## DATASET CONTENT
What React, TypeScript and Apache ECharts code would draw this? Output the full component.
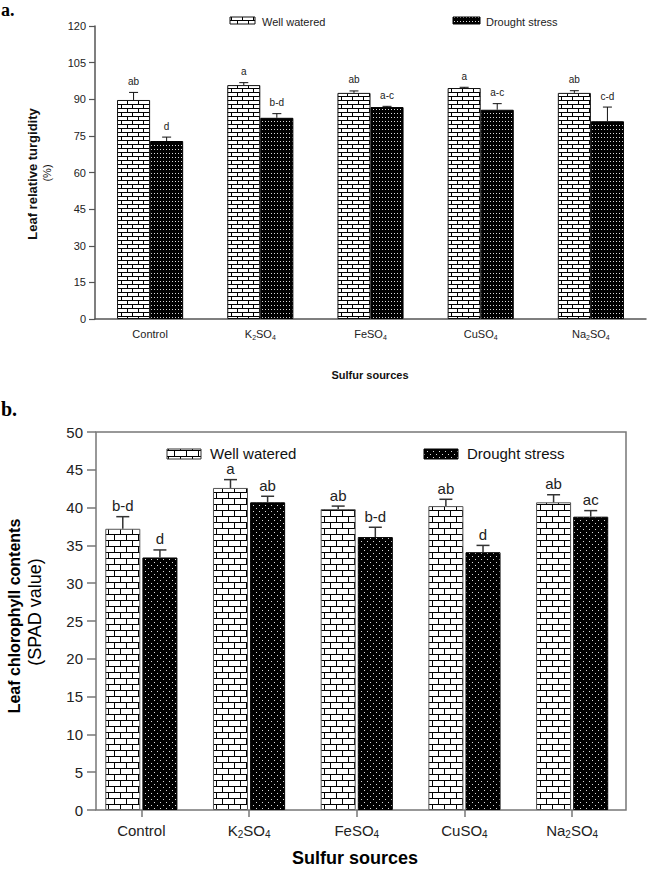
import React, { useEffect, useRef } from "react";
import * as echarts from "echarts";

// ---------- data ----------
const categories = ["Control", "K2SO4", "FeSO4", "CuSO4", "Na2SO4"];
const seriesNames = ["Well watered", "Drought stress"];

// (a) Leaf relative turgidity (%)
const turgWW = [89.7, 95.8, 92.6, 94.6, 92.6];
const turgWWErr = [3.1, 1.0, 0.8, 0.3, 0.9];
const turgDS = [72.9, 82.4, 86.8, 85.7, 81.0];
const turgDSErr = [1.6, 1.7, 0.3, 2.5, 5.8];
const turgWWLetters = ["ab", "a", "ab", "a", "ab"];
const turgDSLetters = ["d", "b-d", "a-c", "a-c", "c-d"];
const turgTicks = [0, 15, 30, 45, 60, 75, 90, 105, 120];

// (b) Leaf chlorophyll contents (SPAD value)
const chlWW = [37.2, 42.6, 39.8, 40.2, 40.7];
const chlWWErr = [1.6, 1.1, 0.4, 0.9, 1.0];
const chlDS = [33.4, 40.7, 36.1, 34.1, 38.8];
const chlDSErr = [1.0, 0.8, 1.3, 0.9, 0.8];
const chlWWLetters = ["b-d", "a", "ab", "ab", "ab"];
const chlDSLetters = ["d", "ab", "b-d", "d", "ac"];
const chlTicks = [0, 5, 10, 15, 20, 25, 30, 35, 40, 45, 50];

// ---------- styling helpers ----------
const SANS = "'Liberation Sans', Arial, Helvetica, sans-serif";
const SERIF = "'Liberation Serif', 'Times New Roman', serif";

function brickPattern(bw: number, rh: number) {
  const c = document.createElement("canvas");
  c.width = bw;
  c.height = rh * 2;
  const g = c.getContext("2d")!;
  g.fillStyle = "#fff";
  g.fillRect(0, 0, bw, rh * 2);
  g.fillStyle = "#000";
  g.fillRect(0, 0, bw, 1);
  g.fillRect(0, rh, bw, 1);
  g.fillRect(0, 0, 1, rh);
  g.fillRect(Math.round(bw / 2), rh, 1, rh);
  return { image: c.toDataURL(), repeat: "repeat", imageWidth: bw, imageHeight: rh * 2 } as any;
}

function dotPattern(w: number, h: number, stagger: boolean) {
  const c = document.createElement("canvas");
  c.width = w;
  c.height = h;
  const g = c.getContext("2d")!;
  g.fillStyle = "#000";
  g.fillRect(0, 0, w, h);
  g.fillStyle = "#dcdcdc";
  g.fillRect(1, 1, 1, 1);
  if (stagger) g.fillRect(1 + w / 2, 1 + h / 2, 1, 1);
  return { image: c.toDataURL(), repeat: "repeat", imageWidth: w, imageHeight: h } as any;
}

function subFormatter(v: string) {
  return v.replace(/[A-Za-z]+|\d+/g, (m) => (/\d/.test(m) ? `{sub|${m}}` : `{n|${m}}`));
}

function errSeries(
  xi: number,
  yi: number,
  values: number[],
  errs: number[],
  letters: string[],
  side: number,
  cfg: { catGap: number; barGap: number; cap: number; lw: number; stroke: string; fs: number; gap: number }
) {
  return {
    type: "custom",
    xAxisIndex: xi,
    yAxisIndex: yi,
    z: 5,
    silent: true,
    data: values.map((v, i) => [i, v, errs[i]]),
    renderItem: (params: any, api: any) => {
      const i = api.value(0);
      const v = api.value(1);
      const e = api.value(2);
      const bw = api.size([1, 0])[0];
      const barW = (bw * (1 - cfg.catGap)) / (2 + cfg.barGap);
      const off = side * (barW / 2 + (barW * cfg.barGap) / 2);
      const p0 = api.coord([i, v]);
      const p1 = api.coord([i, v + e]);
      const x = p0[0] + off;
      const ls = { stroke: cfg.stroke, lineWidth: cfg.lw };
      return {
        type: "group",
        children: [
          { type: "line", shape: { x1: x, y1: p0[1], x2: x, y2: p1[1] }, style: ls },
          { type: "line", shape: { x1: x - cfg.cap / 2, y1: p1[1], x2: x + cfg.cap / 2, y2: p1[1] }, style: ls },
          {
            type: "text",
            x: x,
            y: p1[1] - cfg.gap,
            style: {
              text: letters[params.dataIndex],
              align: "center",
              verticalAlign: "middle",
              fontSize: cfg.fs,
              fontFamily: SANS,
              fill: "#222",
            },
          },
        ],
      };
    },
  };
}

export default function App() {
  const ref = useRef<HTMLDivElement>(null);

  useEffect(() => {
    if (!ref.current) return;
    const chart = echarts.init(ref.current, undefined, { renderer: "svg" });

    const brickA = brickPattern(11, 4);
    const dotsA = dotPattern(3, 4, false);
    const brickB = brickPattern(12, 6);
    const dotsB = dotPattern(6, 6, true);

    const topCfg = { catGap: 0.4, barGap: 0, cap: 9, lw: 1, stroke: "#111", fs: 10, gap: 11 };
    const botCfg = { catGap: 0.33, barGap: 0.06, cap: 13, lw: 1.5, stroke: "#333", fs: 15, gap: 11 };

    const axisGrayA = "#555";
    const axisGrayB = "#777";

    const option: any = {
      animation: false,
      backgroundColor: "#fff",
      grid: [
        { left: 95, top: 26, width: 551, height: 293, outerBoundsMode: "none", containLabel: false },
        {
          left: 96, top: 432, width: 530, height: 378, show: true,
          borderColor: axisGrayB, borderWidth: 1.5, backgroundColor: "transparent",
          outerBoundsMode: "none", containLabel: false,
        },
        { left: 87.5, top: 432, width: 538.5, height: 378, outerBoundsMode: "none", containLabel: false },
      ],
      xAxis: [
        {
          type: "category", gridIndex: 0, data: categories,
          axisLine: { lineStyle: { color: axisGrayA, width: 1.5 } },
          axisTick: { alignWithLabel: true, length: 5, lineStyle: { color: axisGrayA, width: 1.2 } },
          axisLabel: {
            interval: 0, fontSize: 11, margin: 8, color: "#222", fontFamily: SANS,
            formatter: subFormatter,
            rich: {
              n: { fontSize: 11, fontFamily: SANS, color: "#222", lineHeight: 14 },
              sub: { fontSize: 7, fontFamily: SANS, color: "#222", verticalAlign: "bottom", lineHeight: 14 },
            },
          },
        },
        { type: "category", gridIndex: 1, data: categories, show: false },
        {
          type: "category", gridIndex: 2, data: categories,
          axisLine: { show: false },
          axisTick: { show: true, alignWithLabel: true, length: 7, lineStyle: { color: axisGrayB, width: 1.5 } },
          axisLabel: {
            interval: 0, fontSize: 15, margin: 11, color: "#222", fontFamily: SANS,
            formatter: subFormatter,
            rich: {
              n: { fontSize: 15, fontFamily: SANS, color: "#222", lineHeight: 18 },
              sub: { fontSize: 10, fontFamily: SANS, color: "#222", verticalAlign: "bottom", lineHeight: 18 },
            },
          },
        },
      ],
      yAxis: [
        {
          type: "value", gridIndex: 0,
          min: turgTicks[0], max: turgTicks[turgTicks.length - 1], interval: turgTicks[1] - turgTicks[0],
          axisLine: { show: true, lineStyle: { color: axisGrayA, width: 1.5 } },
          axisTick: { show: true, length: 6, lineStyle: { color: axisGrayA, width: 1.2 } },
          axisLabel: { fontSize: 11, margin: 9, color: "#222", fontFamily: SANS },
          splitLine: { show: false },
        },
        {
          type: "value", gridIndex: 1,
          min: chlTicks[0], max: chlTicks[chlTicks.length - 1], interval: chlTicks[1] - chlTicks[0],
          axisLine: { show: false },
          axisTick: { show: true, length: 9, lineStyle: { color: axisGrayB, width: 1.5 } },
          axisLabel: { fontSize: 15, margin: 13, color: "#222", fontFamily: SANS },
          splitLine: { show: false },
        },
        {
          type: "value", gridIndex: 2,
          min: chlTicks[0], max: chlTicks[chlTicks.length - 1], interval: chlTicks[1] - chlTicks[0],
          show: false, splitLine: { show: false },
        },
      ],
      series: [
        {
          name: seriesNames[0], type: "bar", xAxisIndex: 0, yAxisIndex: 0, data: turgWW,
          barGap: "0%", barCategoryGap: "40%",
          itemStyle: { color: brickA, borderColor: "#111", borderWidth: 1 },
        },
        {
          name: seriesNames[1], type: "bar", xAxisIndex: 0, yAxisIndex: 0, data: turgDS,
          barGap: "0%", barCategoryGap: "40%",
          itemStyle: { color: dotsA, borderColor: "#000", borderWidth: 1 },
        },
        errSeries(0, 0, turgWW, turgWWErr, turgWWLetters, -1, topCfg),
        errSeries(0, 0, turgDS, turgDSErr, turgDSLetters, 1, topCfg),
        {
          name: seriesNames[0], type: "bar", xAxisIndex: 2, yAxisIndex: 2, data: chlWW,
          barGap: "6%", barCategoryGap: "33%",
          itemStyle: { color: brickB, borderColor: "#555", borderWidth: 1 },
        },
        {
          name: seriesNames[1], type: "bar", xAxisIndex: 2, yAxisIndex: 2, data: chlDS,
          barGap: "6%", barCategoryGap: "33%",
          itemStyle: { color: dotsB, borderColor: "#000", borderWidth: 1 },
        },
        errSeries(2, 2, chlWW, chlWWErr, chlWWLetters, -1, botCfg),
        errSeries(2, 2, chlDS, chlDSErr, chlDSLetters, 1, botCfg),
      ],
      graphic: [
        // panel letters
        { type: "text", x: 1, y: 10, style: { text: "a.", fontSize: 18, fontWeight: "bold", fontFamily: SERIF, fill: "#000", verticalAlign: "middle" } },
        { type: "text", x: 1, y: 409, style: { text: "b.", fontSize: 20, fontWeight: "bold", fontFamily: SERIF, fill: "#000", verticalAlign: "middle" } },
        // top legend
        { type: "rect", shape: { x: 230, y: 17, width: 25, height: 7 }, style: { fill: brickA, stroke: "#111", lineWidth: 1 } },
        { type: "text", x: 262, y: 22, style: { text: seriesNames[0], fontSize: 11, fontFamily: SANS, fill: "#222", verticalAlign: "middle" } },
        { type: "rect", shape: { x: 453, y: 17, width: 27, height: 7 }, style: { fill: dotsA, stroke: "#000", lineWidth: 1 } },
        { type: "text", x: 486, y: 22, style: { text: seriesNames[1], fontSize: 11, fontFamily: SANS, fill: "#222", verticalAlign: "middle" } },
        // top axis titles
        { type: "text", x: 32, y: 174, rotation: Math.PI / 2, style: { text: "Leaf relative turgidity", fontSize: 13, fontWeight: "bold", fontFamily: SANS, fill: "#111", align: "center", verticalAlign: "middle" } },
        { type: "text", x: 47, y: 173, rotation: Math.PI / 2, style: { text: "(%)", fontSize: 11, fontFamily: SANS, fill: "#111", align: "center", verticalAlign: "middle" } },
        { type: "text", x: 370, y: 375, style: { text: "Sulfur sources", fontSize: 11, fontWeight: "bold", fontFamily: SANS, fill: "#111", align: "center", verticalAlign: "middle" } },
        // bottom legend
        { type: "rect", shape: { x: 167, y: 449, width: 34, height: 10 }, style: { fill: brickB, stroke: "#333", lineWidth: 1 } },
        { type: "text", x: 210, y: 453, style: { text: seriesNames[0], fontSize: 15, fontFamily: SANS, fill: "#111", verticalAlign: "middle" } },
        { type: "rect", shape: { x: 424, y: 449, width: 34, height: 10 }, style: { fill: dotsB, stroke: "#000", lineWidth: 1 } },
        { type: "text", x: 467, y: 453, style: { text: seriesNames[1], fontSize: 15, fontFamily: SANS, fill: "#111", verticalAlign: "middle" } },
        // bottom axis titles
        { type: "text", x: 14, y: 616, rotation: Math.PI / 2, style: { text: "Leaf chlorophyll contents", fontSize: 16, fontWeight: "bold", fontFamily: SANS, fill: "#000", align: "center", verticalAlign: "middle" } },
        { type: "text", x: 35, y: 612, rotation: Math.PI / 2, style: { text: "(SPAD value)", fontSize: 18, fontFamily: SANS, fill: "#000", align: "center", verticalAlign: "middle" } },
        { type: "text", x: 355, y: 858, style: { text: "Sulfur sources", fontSize: 18, fontWeight: "bold", fontFamily: SANS, fill: "#000", align: "center", verticalAlign: "middle" } },
      ],
    };

    chart.setOption(option);
    return () => chart.dispose();
  }, []);

  return (
    <div
      ref={ref}
      style={{ position: "absolute", left: 0, top: 0, width: 647, height: 869, background: "#fff" }}
    />
  );
}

## PROBLEM STATEMENT
Restate each line from the start of the listing through the line bearing "import * as" word for word. Drop the pictures.

## FINAL ANSWER
What React, TypeScript and Apache ECharts code would draw this? Output the full component.
import React, { useEffect, useRef } from "react";
import * as echarts from "echarts";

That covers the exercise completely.